● Supplied records:
****

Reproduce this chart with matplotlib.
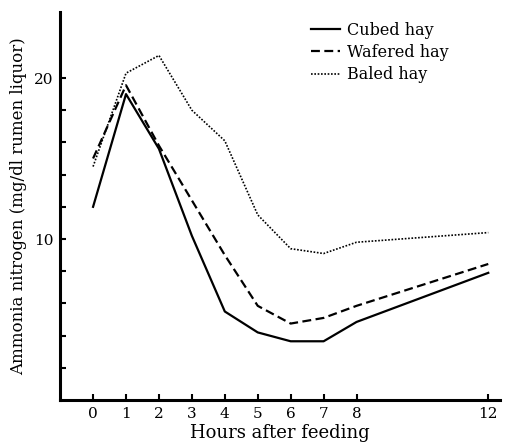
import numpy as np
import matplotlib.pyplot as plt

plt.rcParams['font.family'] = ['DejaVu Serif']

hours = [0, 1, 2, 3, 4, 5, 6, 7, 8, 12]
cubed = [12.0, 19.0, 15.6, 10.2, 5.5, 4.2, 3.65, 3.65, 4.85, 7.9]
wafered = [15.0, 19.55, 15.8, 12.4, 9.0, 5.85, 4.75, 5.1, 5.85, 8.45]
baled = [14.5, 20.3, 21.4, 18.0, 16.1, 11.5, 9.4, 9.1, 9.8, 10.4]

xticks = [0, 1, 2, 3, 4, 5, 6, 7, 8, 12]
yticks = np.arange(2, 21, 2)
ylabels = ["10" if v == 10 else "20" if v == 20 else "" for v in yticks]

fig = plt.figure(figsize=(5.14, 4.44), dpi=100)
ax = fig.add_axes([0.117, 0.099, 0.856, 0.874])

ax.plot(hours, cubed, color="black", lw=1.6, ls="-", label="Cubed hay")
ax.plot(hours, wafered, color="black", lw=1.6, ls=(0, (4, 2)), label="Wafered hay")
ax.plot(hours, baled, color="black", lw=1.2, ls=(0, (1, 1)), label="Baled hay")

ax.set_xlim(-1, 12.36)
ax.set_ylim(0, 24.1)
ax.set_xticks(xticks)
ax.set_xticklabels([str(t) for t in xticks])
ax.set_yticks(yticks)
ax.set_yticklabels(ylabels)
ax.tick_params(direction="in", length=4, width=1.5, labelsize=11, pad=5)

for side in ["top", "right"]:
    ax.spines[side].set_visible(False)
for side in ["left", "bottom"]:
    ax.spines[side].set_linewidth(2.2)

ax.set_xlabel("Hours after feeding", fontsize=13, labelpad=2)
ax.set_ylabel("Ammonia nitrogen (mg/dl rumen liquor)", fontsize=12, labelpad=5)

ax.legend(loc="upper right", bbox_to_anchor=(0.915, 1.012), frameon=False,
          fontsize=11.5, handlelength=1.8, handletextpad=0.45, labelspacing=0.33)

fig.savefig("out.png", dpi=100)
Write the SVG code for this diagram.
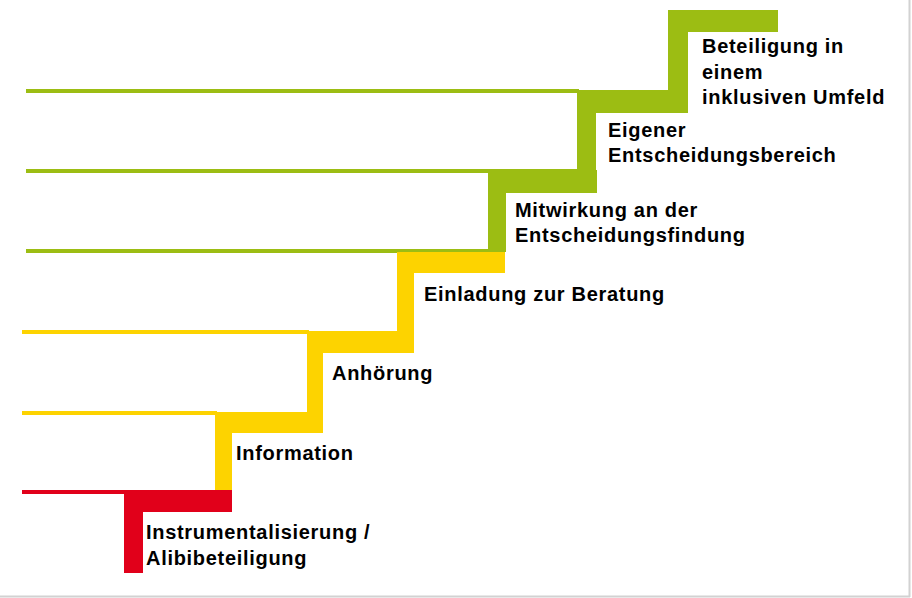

****

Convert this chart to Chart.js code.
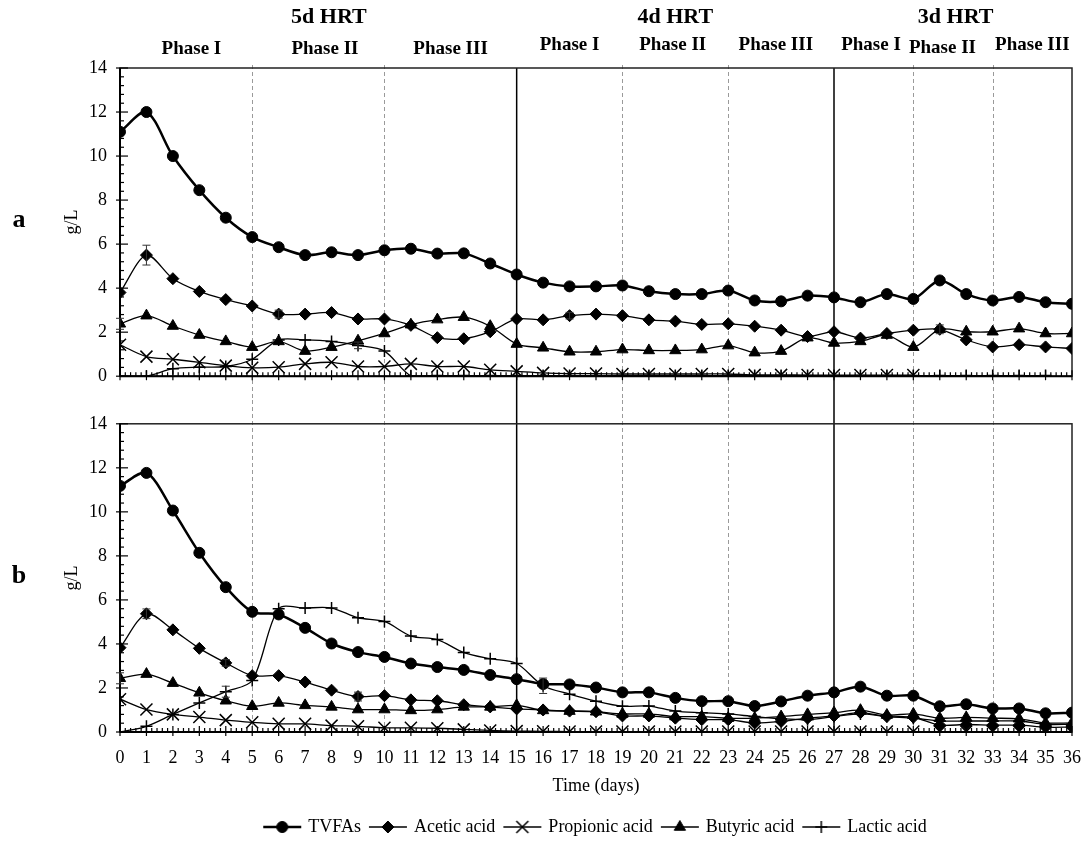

****

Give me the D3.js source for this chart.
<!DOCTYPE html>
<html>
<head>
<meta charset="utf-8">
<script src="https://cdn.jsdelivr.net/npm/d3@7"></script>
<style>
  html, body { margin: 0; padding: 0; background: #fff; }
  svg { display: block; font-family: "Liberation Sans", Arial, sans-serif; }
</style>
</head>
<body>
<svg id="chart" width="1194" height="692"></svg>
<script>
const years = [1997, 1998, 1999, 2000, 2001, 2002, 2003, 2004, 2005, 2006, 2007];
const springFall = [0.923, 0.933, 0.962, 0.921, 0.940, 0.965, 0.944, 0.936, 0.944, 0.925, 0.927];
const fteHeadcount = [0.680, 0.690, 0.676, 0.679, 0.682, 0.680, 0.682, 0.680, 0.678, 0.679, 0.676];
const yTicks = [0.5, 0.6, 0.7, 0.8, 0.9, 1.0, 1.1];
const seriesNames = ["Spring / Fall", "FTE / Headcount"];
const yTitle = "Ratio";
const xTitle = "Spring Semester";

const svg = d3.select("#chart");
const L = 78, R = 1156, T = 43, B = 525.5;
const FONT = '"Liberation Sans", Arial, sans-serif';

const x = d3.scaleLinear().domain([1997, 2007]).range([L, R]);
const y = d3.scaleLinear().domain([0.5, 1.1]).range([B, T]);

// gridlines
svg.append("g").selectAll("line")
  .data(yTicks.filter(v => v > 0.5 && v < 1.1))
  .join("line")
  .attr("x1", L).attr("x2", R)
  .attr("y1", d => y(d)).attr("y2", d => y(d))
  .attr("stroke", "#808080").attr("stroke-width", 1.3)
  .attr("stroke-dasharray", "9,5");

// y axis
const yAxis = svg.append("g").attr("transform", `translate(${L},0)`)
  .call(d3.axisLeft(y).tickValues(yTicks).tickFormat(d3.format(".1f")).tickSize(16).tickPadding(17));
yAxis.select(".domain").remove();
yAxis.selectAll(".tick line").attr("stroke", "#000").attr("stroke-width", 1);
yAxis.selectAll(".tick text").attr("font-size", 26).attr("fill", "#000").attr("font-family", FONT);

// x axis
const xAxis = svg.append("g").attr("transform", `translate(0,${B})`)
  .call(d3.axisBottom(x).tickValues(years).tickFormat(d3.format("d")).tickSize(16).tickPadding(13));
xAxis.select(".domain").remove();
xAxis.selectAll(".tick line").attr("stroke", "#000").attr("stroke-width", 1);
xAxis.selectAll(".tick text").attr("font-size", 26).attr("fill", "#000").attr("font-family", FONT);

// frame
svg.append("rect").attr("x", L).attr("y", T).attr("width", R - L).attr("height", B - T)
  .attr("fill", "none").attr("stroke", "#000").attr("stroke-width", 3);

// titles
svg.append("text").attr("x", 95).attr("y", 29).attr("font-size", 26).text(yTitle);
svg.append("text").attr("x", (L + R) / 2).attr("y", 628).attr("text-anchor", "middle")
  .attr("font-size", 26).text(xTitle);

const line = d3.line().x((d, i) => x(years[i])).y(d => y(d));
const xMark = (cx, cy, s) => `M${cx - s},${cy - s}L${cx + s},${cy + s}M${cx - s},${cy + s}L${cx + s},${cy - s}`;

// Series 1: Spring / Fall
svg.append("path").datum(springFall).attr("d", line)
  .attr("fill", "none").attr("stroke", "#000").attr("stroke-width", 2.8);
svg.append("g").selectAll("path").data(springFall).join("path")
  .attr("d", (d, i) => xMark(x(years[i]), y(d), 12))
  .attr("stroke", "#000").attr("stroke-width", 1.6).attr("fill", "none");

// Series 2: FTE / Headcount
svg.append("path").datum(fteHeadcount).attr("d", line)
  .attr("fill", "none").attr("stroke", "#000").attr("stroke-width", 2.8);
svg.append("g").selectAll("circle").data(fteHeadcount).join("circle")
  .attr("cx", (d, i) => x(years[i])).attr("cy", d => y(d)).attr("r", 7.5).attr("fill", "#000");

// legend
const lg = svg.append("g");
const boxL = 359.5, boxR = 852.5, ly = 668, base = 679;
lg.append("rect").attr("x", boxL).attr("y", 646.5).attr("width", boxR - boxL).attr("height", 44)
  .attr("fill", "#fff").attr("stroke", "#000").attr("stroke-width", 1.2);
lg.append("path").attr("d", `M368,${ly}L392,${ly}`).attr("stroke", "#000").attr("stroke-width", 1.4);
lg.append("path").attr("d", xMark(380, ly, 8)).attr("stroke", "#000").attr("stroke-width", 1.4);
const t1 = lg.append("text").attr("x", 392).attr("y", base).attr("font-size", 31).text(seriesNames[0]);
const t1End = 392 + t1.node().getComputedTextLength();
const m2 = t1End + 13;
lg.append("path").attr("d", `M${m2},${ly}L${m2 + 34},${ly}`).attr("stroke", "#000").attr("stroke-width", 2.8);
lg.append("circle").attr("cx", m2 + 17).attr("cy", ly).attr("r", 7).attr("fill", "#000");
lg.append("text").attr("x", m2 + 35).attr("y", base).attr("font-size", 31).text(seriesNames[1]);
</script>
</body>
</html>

****

● Set exercise: Consider the entries above and return each line with the string "chart".

● Exercise answer:
Reproduce this chart with matplotlib.
Convert this chart to Chart.js code.
Give me the D3.js source for this chart.
<svg id="chart" width="1194" height="692"></svg>
const svg = d3.select("#chart");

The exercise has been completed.